LE PROJET DE LOI de financement de la Sécurité sociale (Plfss) de 2005 adopté en Conseil des ministres prévoit de ramener le déficit de l'assurance-maladie de 13 à 8 milliards d'euros et un objectif national des dépenses d'assurance-maladie (Ondam) de + 3,2 % (1). Pour la première fois, le ministre de la Santé a précisé que le volet hospitalier de cet Ondam serait « probablement » fixé à + 3,6 % pour les secteurs public et privé (« le Quotidien » d'hier). Sans être un grand mathématicien, on peut en conclure que l'enveloppe réservée à la médecine de ville devrait être particulièrement « serrée », pour reprendre l'expression des représentants des syndicats de médecins libéraux.
Dubitatifs ces dernières semaines quant aux objectifs affichés par le gouvernement, les syndicats ne manquent pas de souligner la volonté de fixer un Ondam faible mais aussi son « irréalisme ». Le Dr Michel Chassang, président de la Confédération des syndicats médicaux français (Csmf), trouve dommageable de fixer un Ondam à un niveau trop bas pour la médecine libérale, « à l'heure où une enquête montre que 20 % des prescriptions de ville viennent de l'hôpital » (« le Quotidien » du 4 octobre). Le président de la Confédération indique qu'il mettra « tout en œuvre pour parvenir à remplir cet objectif s'il y a une convention », mais il ne se sent « pas dans une obligation de résultats ». Quoi qu'il arrive, « les honoraires des médecins ne seront pas la variable ajustable d'un Ondam pifométrique ».
Le Dr Dinorino Cabrera affiche le même état d'esprit.
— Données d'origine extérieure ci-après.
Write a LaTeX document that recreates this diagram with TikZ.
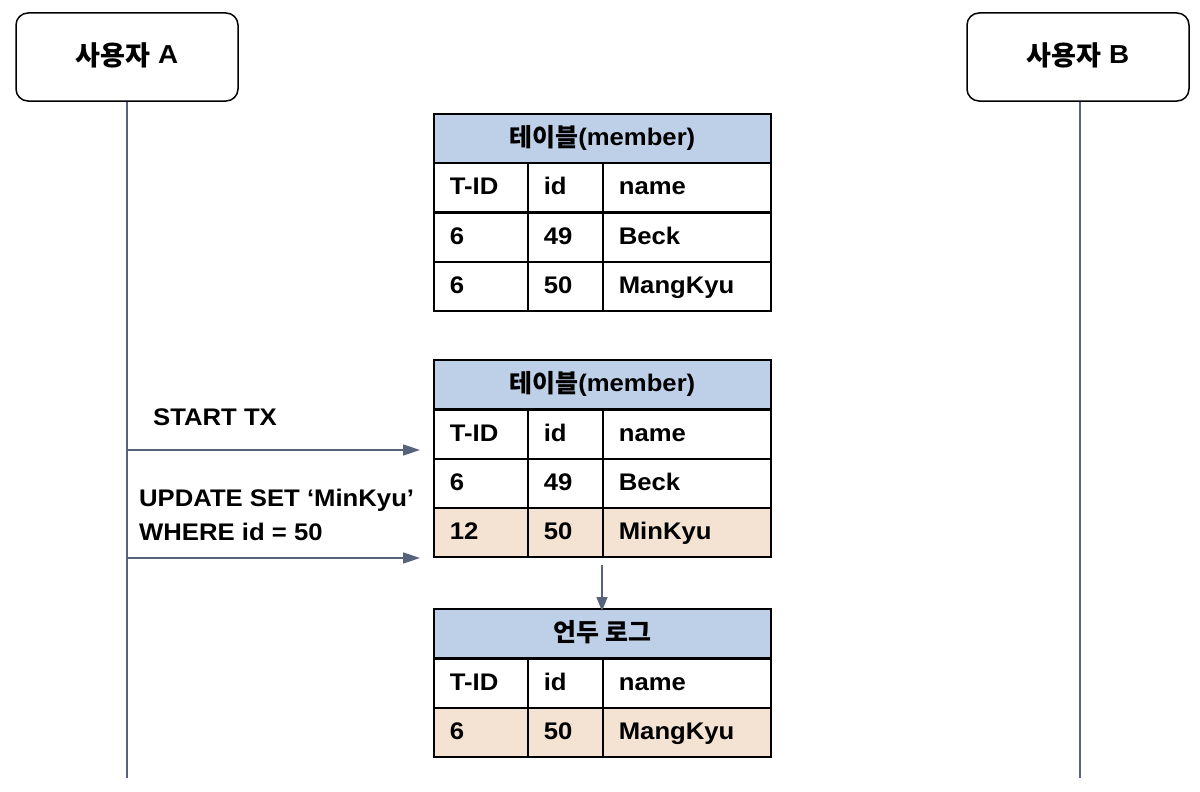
\documentclass[tikz,border=0pt]{standalone}
\usepackage{fontspec}
\setmainfont{Liberation Sans}[FakeStretch=1.07]
\newfontfamily\kr{Noto Sans CJK KR}[Scale=1.04]
\usetikzlibrary{arrows.meta}
\definecolor{hdblue}{RGB}{190,208,232}
\definecolor{rowtan}{RGB}{244,226,210}
\definecolor{lifegray}{RGB}{86,99,122}
\newcommand\hangul[1]{\raisebox{-1.5pt}{\kr #1}}
% one table row: y, name, fill, three cells
\newcommand\tabrow[6]{%
	\node[cell, fill=#3, minimum width=94pt, text width=62pt] (#2a) at (433,#1) {#4};
	\node[cell, fill=#3, minimum width=75pt, text width=43pt] (#2b) at (527,#1) {#5};
	\node[cell, fill=#3, minimum width=168pt, text width=136pt] (#2c) at (602,#1) {#6};}

\begin{document}
\begin{tikzpicture}[x=1pt, y=-1pt,
	txt/.style={font=\bfseries\fontsize{24}{34}\selectfont},
	actor/.style={font=\bfseries\fontsize{26}{30}\selectfont, draw=black, line width=1.5pt, rounded corners=12pt, minimum width=222pt, minimum height=88pt, text height=19pt, text depth=5pt},
	cell/.style={txt, draw=black, line width=1.7pt, anchor=north west, minimum height=49pt, inner xsep=16pt, inner ysep=0pt, text height=18pt, text depth=4pt, align=left},
	head/.style={cell, fill=hdblue, minimum width=337pt, align=center},
	life/.style={draw=lifegray, line width=1.5pt},
	msg/.style={life, -{Triangle[length=17pt,width=11pt]}},
	lbl/.style={txt, anchor=west, inner sep=0pt, align=left}]
	%%%%% START %%%%%
	\useasboundingbox (0,0) rectangle (1200,792);
	
	\node[actor] (usera) at (127,57) {\hangul{사용자} A};
	\node[actor] (userb) at (1078,57) {\hangul{사용자} B};
	\coordinate (aend) at (127,778);
	\coordinate (bend) at (1080,778);
	\draw[life] (usera) -- (aend);
	\draw[life] (userb.south -| bend) -- (bend);
	
	% table before
	\node[head] (t1h) at (433,113) {\hangul{테이블}(member)};
	\tabrow{162}{t1r}{white}{T-ID}{id}{name}
	\tabrow{212}{t1s}{white}{6}{49}{Beck}
	\tabrow{261}{t1t}{white}{6}{50}{MangKyu}
	
	% table after update
	\node[head] (t2h) at (433,359) {\hangul{테이블}(member)};
	\tabrow{409}{t2r}{white}{T-ID}{id}{name}
	\tabrow{458}{t2s}{white}{6}{49}{Beck}
	\tabrow{507}{t2t}{rowtan}{12}{50}{MinKyu}
	
	% undo log
	\node[head] (t3h) at (433,608) {\hangul{언두 로그}};
	\tabrow{658}{t3r}{white}{T-ID}{id}{name}
	\tabrow{707}{t3s}{rowtan}{6}{50}{MangKyu}
	
	% messages
	\coordinate (a1) at (127,450);
	\coordinate (a2) at (127,558);
	\coordinate (m1) at (420,450);
	\coordinate (m2) at (420,558);
	\node[lbl] (starttx) at (153,417) {START TX};
	\node[lbl] (update) at (139,515) {UPDATE SET ‘MinKyu’\\WHERE id = 50};
	\draw[msg] (a1) -- (m1);
	\draw[msg] (a2) -- (m2);
	\draw[msg, -{Triangle[length=14pt,width=11pt]}] ([yshift=-7pt]t2tc.south west) -- ([yshift=-3pt]t3h.north -| t2tc.south west);
	
	%%%%% END %%%%%
\end{tikzpicture}
\end{document}
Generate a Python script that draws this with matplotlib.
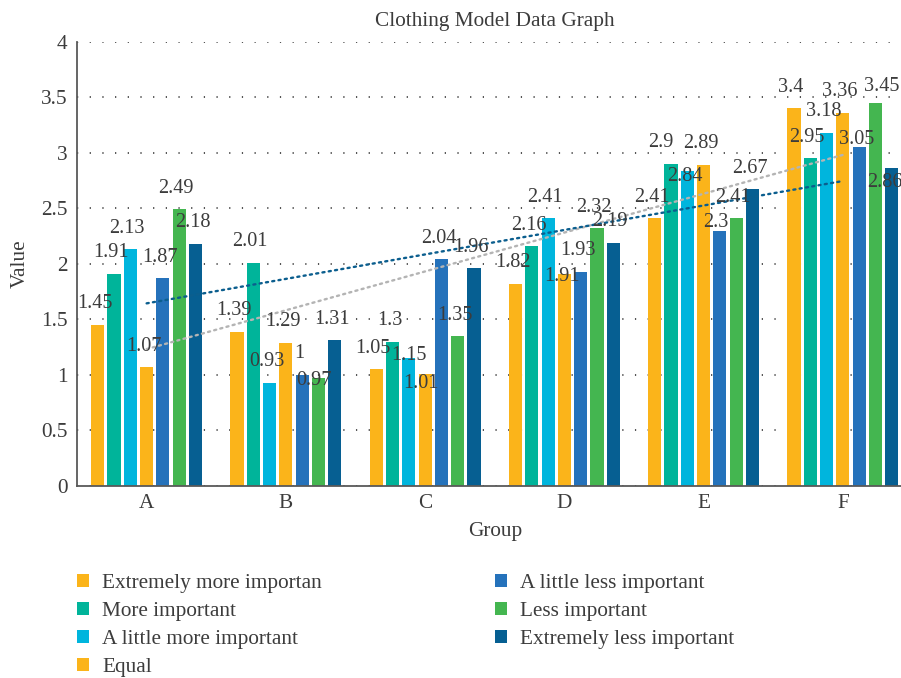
import numpy as np
import matplotlib
matplotlib.use("Agg")
import matplotlib.pyplot as plt
from matplotlib.patches import Patch

# ---- data ----
groups = ["A", "B", "C", "D", "E", "F"]
series_names = [
    "Extremely more importan",
    "More important",
    "A little more important",
    "Equal",
    "A little less important",
    "Less important",
    "Extremely less important",
]
extremely_more = [1.45, 1.39, 1.05, 1.82, 2.41, 3.40]
more_important = [1.91, 2.01, 1.30, 2.16, 2.90, 2.95]
little_more = [2.13, 0.93, 1.15, 2.41, 2.84, 3.18]
equal = [1.07, 1.29, 1.01, 1.91, 2.89, 3.36]
little_less = [1.87, 1.00, 2.04, 1.93, 2.30, 3.05]
less_important = [2.49, 0.97, 1.35, 2.32, 2.41, 3.45]
extremely_less = [2.18, 1.31, 1.96, 2.19, 2.67, 2.86]
y_ticks = [0, 0.5, 1, 1.5, 2, 2.5, 3, 3.5, 4]

series_values = [extremely_more, more_important, little_more, equal,
                 little_less, less_important, extremely_less]
colors = ["#FBB41A", "#00B49A", "#00B5DD", "#FBB41A",
          "#2572BB", "#44B650", "#065F92"]

# value-label placement (pixel offsets of label centre from bar top)
default_nudge = (-3, -21)
label_nudge = {
    (5, 1): (-4, 2),
    (2, 2): (0, -3),
    (3, 2): (-4, 10),
    (3, 3): (-2, 3),
    (1, 4): (-10, -21),
    (2, 4): (-2, 6),
    (4, 4): (-4, -8),
    (4, 5): (-2, -8),
    (5, 5): (6, -16),
    (6, 5): (-7, 14),
}

plt.rcParams["font.family"] = ["Liberation Serif", "DejaVu Serif"]
text_color = "#3C3C3C"
fs = 15.3
value_fs = 14.6

fig = plt.figure(figsize=(9.01, 6.78), dpi=100)
ax = fig.add_axes([77 / 901, 1 - 486 / 678, 835.5 / 901, 444.3 / 678])

x = np.arange(len(groups))
slot = 0.117
bar_w = 0.094
n = len(series_values)

for i, (vals, col) in enumerate(zip(series_values, colors)):
    pos = x + (i - (n - 1) / 2) * slot
    ax.bar(pos, vals, width=bar_w, color=col, zorder=2)
    for g, (px, v) in enumerate(zip(pos, vals)):
        dx, dy = label_nudge.get((i, g), default_nudge)
        ax.annotate(f"{v:g}", xy=(px, v), xytext=(dx, -dy),
                    textcoords="offset pixels", ha="center", va="center",
                    fontsize=value_fs, color=text_color, zorder=5)

# linear trend lines for two of the series
for vals, col in [(little_more, "#B4B4B4"), (extremely_less, "#0B5E8E")]:
    k, b = np.polyfit(x, vals, 1)
    ax.plot(x, k * x + b, color=col, lw=1.7, linestyle=(0, (0.9, 1.8)),
            dash_capstyle="round", zorder=4)

ax.set_xlim(-0.5, 5.5)
ax.set_ylim(0, 4)
ax.set_yticks(y_ticks)
ax.set_yticklabels([f"{t:g}" for t in y_ticks])
ax.set_xticks(x)
ax.set_xticklabels(groups)
ax.tick_params(axis="both", length=0, labelsize=fs, colors=text_color)
ax.tick_params(axis="y", pad=7)
ax.tick_params(axis="x", pad=6)

ax.yaxis.grid(True, color="#222222", linestyle=(0, (0.8, 7.5)), lw=1.1, zorder=0)
ax.set_axisbelow(True)
for s in ["top", "right"]:
    ax.spines[s].set_visible(False)
for s in ["left", "bottom"]:
    ax.spines[s].set_color("#595959")
    ax.spines[s].set_linewidth(1.3)

ax.set_title("Clothing Model Data Graph", fontsize=fs, color=text_color, pad=11)
ax.set_xlabel("Group", fontsize=fs, color=text_color, labelpad=6)
ax.set_ylabel("Value", fontsize=fs, color=text_color, labelpad=8)

handles = [Patch(facecolor=c, edgecolor="none") for c in colors]
leg_kw = dict(frameon=False, fontsize=fs, handlelength=0.58, handleheight=0.58,
              handletextpad=0.62, labelspacing=0.42, borderpad=0, borderaxespad=0,
              loc="upper left", labelcolor=text_color)
fig.legend(handles[:4], series_names[:4], bbox_to_anchor=(77 / 901, 1 - 574 / 678), **leg_kw)
fig.legend(handles[4:], series_names[4:], bbox_to_anchor=(495 / 901, 1 - 574 / 678), **leg_kw)

fig.savefig("out.png", dpi=100)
Le président du Syndicat des médecins libéraux (SML) voit « un encouragement mais pas une promesse » dans cet Ondam « un peu trop serré » à son goût. « En 1993, après la signature de la convention, l'objectif était de 3,4 % et nous avions fait 1,6 », se souvient le Dr Cabrera. Le président du SML veut donc rester optimiste : « On est dans le domaine du possible, c'est le moment de se retrousser les manches. »
Une part d'incohérence.
Le Dr Pierre Costes, président de MG-France, décèle pour sa part une incohérence entre les objectifs et les moyens que se donne le gouvernement : « Le ministère ne peut pas demander un médecin traitant pour chaque assuré sans donner les moyens économiques nécessaires à sa mise en place. Cette réforme va entraîner des transferts de l'hôpital sur la ville. Qu'il s'agisse d'interruptions journalières ou de transports, la nouvelle règle veut que le médecin traitant soit en charge de ces prescriptions. »
Le Dr Jean-Claude Régi, président de la Fédération des médecins de France (FMF), ne comprend pas que l'on « charge la barque des médecins libéraux ». L'objectif global de 3,2 % lui paraissait déjà très audacieux. « Avec un Ondam à + 3,6 % pour les hospitaliers, je crains fort que l'on fixe des objectifs "irréalisables" à la médecine de ville et qu'elle ne soit pas dans les clous... » Le Dr Régi est d'autant plus sceptique que les dispositifs de maîtrise médicalisée (le médecin traitant et le dossier médical personnel) - dont le ministère attend un milliard d'économies en 2005 - n'auront « pas d'effet immédiat ».
Le Dr Felix Benouaich, président d'Alliance, s'interroge également sur les sources d'économie attendues : « 2,9 millions, d'accord mais sur quoi et comment ? »
Pour se donner toutes les chances de tenir l'Ondam 2005, les médecins libéraux demandent que les négociations conventionnelles commencent au plus vite. « Les choses traînent en longueur et le temps est contre nous », conclut le Dr Chassang.
(1) L'objectif national de dépenses d'assurance-maladie (Ondam) réduit à + 3,2 %, équivaut en fait à + 3,8 % (contre 4 % en 2004 et 5,3 % en 2003), compte tenu de la réduction du périmètre des dépenses.